=== Task ===
Leave the pictures out and quote every line from the start of the listing to the line with "edge = '#6a6a6a'", inclusive.
-- BEGIN Information provided --
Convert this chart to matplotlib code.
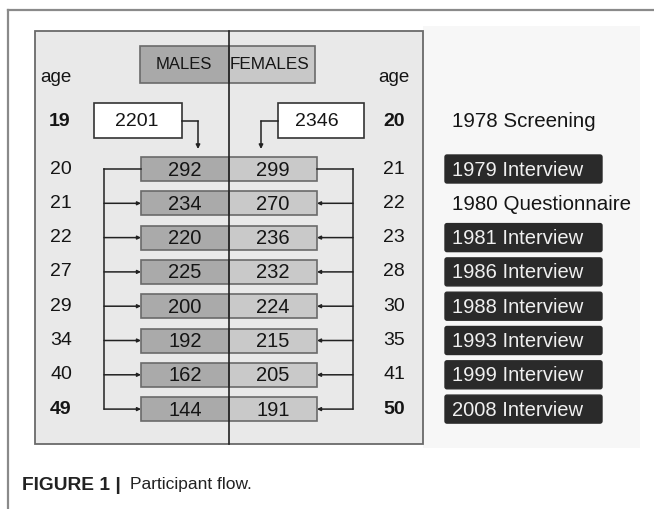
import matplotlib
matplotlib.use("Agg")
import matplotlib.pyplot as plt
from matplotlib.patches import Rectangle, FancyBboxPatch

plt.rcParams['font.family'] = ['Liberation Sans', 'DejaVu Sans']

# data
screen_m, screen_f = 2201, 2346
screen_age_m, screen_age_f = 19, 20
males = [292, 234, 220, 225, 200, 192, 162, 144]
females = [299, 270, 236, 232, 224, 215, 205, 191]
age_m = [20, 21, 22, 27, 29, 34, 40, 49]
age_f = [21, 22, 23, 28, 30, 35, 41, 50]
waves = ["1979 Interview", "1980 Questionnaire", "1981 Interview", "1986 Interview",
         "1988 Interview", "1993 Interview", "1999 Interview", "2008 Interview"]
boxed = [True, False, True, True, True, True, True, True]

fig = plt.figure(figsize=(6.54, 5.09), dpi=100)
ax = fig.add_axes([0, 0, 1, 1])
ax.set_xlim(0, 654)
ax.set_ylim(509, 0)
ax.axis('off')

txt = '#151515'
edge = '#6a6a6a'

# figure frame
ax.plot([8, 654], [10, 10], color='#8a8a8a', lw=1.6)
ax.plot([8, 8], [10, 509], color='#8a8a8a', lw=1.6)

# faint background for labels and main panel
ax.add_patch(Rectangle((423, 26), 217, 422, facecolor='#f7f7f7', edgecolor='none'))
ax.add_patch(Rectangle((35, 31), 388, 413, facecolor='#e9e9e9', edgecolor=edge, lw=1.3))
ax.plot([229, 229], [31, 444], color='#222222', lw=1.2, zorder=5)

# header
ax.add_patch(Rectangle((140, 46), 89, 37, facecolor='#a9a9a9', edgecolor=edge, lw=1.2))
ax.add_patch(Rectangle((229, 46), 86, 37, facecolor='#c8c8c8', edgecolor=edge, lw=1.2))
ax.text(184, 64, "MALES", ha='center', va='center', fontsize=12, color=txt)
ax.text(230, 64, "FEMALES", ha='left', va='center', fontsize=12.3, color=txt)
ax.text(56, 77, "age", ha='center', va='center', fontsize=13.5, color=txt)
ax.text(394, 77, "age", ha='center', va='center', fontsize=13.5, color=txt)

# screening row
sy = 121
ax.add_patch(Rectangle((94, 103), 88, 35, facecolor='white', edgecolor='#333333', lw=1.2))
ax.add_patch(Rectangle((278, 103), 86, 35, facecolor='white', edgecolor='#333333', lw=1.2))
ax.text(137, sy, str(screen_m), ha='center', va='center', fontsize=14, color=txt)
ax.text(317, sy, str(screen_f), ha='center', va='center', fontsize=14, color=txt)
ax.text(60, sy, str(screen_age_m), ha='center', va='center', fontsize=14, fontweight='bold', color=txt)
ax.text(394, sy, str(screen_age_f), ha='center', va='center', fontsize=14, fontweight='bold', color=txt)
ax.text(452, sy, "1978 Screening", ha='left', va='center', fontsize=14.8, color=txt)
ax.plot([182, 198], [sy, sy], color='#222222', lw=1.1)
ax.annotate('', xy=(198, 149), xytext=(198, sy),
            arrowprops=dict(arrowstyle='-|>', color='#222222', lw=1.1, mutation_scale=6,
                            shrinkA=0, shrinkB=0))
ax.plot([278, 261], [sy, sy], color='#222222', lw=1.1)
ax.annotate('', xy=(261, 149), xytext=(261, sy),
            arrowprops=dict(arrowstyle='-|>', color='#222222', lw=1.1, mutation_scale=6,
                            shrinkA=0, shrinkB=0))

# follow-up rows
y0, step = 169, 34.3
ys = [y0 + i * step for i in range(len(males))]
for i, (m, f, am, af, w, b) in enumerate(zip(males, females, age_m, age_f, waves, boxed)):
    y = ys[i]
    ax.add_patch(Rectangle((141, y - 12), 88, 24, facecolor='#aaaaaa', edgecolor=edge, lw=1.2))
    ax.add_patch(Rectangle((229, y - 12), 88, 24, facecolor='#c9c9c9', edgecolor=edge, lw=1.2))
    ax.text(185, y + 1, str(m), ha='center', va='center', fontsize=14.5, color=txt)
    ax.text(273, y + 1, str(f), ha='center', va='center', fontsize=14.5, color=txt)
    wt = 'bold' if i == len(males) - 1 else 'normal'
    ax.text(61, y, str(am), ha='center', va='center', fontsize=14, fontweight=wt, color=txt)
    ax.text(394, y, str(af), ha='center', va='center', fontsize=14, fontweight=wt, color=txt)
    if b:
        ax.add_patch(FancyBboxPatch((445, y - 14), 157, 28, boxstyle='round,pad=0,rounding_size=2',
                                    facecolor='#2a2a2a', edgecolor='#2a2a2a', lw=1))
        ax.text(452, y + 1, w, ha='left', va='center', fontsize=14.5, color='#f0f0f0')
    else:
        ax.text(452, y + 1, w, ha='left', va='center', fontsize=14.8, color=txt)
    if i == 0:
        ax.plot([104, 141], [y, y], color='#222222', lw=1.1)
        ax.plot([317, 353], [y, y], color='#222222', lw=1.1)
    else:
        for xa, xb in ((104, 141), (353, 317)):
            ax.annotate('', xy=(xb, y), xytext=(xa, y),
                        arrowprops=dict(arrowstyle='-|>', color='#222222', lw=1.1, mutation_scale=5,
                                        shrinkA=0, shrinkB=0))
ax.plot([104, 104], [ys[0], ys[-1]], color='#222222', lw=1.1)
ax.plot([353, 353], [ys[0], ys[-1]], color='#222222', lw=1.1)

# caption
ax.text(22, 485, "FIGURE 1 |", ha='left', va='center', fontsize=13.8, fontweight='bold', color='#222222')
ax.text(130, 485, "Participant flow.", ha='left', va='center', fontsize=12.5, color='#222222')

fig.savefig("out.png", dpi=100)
-- END Information provided --
=== Output for this task ===
Convert this chart to matplotlib code.
import matplotlib
matplotlib.use("Agg")
import matplotlib.pyplot as plt
from matplotlib.patches import Rectangle, FancyBboxPatch

plt.rcParams['font.family'] = ['Liberation Sans', 'DejaVu Sans']

# data
screen_m, screen_f = 2201, 2346
screen_age_m, screen_age_f = 19, 20
males = [292, 234, 220, 225, 200, 192, 162, 144]
females = [299, 270, 236, 232, 224, 215, 205, 191]
age_m = [20, 21, 22, 27, 29, 34, 40, 49]
age_f = [21, 22, 23, 28, 30, 35, 41, 50]
waves = ["1979 Interview", "1980 Questionnaire", "1981 Interview", "1986 Interview",
         "1988 Interview", "1993 Interview", "1999 Interview", "2008 Interview"]
boxed = [True, False, True, True, True, True, True, True]

fig = plt.figure(figsize=(6.54, 5.09), dpi=100)
ax = fig.add_axes([0, 0, 1, 1])
ax.set_xlim(0, 654)
ax.set_ylim(509, 0)
ax.axis('off')

txt = '#151515'
edge = '#6a6a6a'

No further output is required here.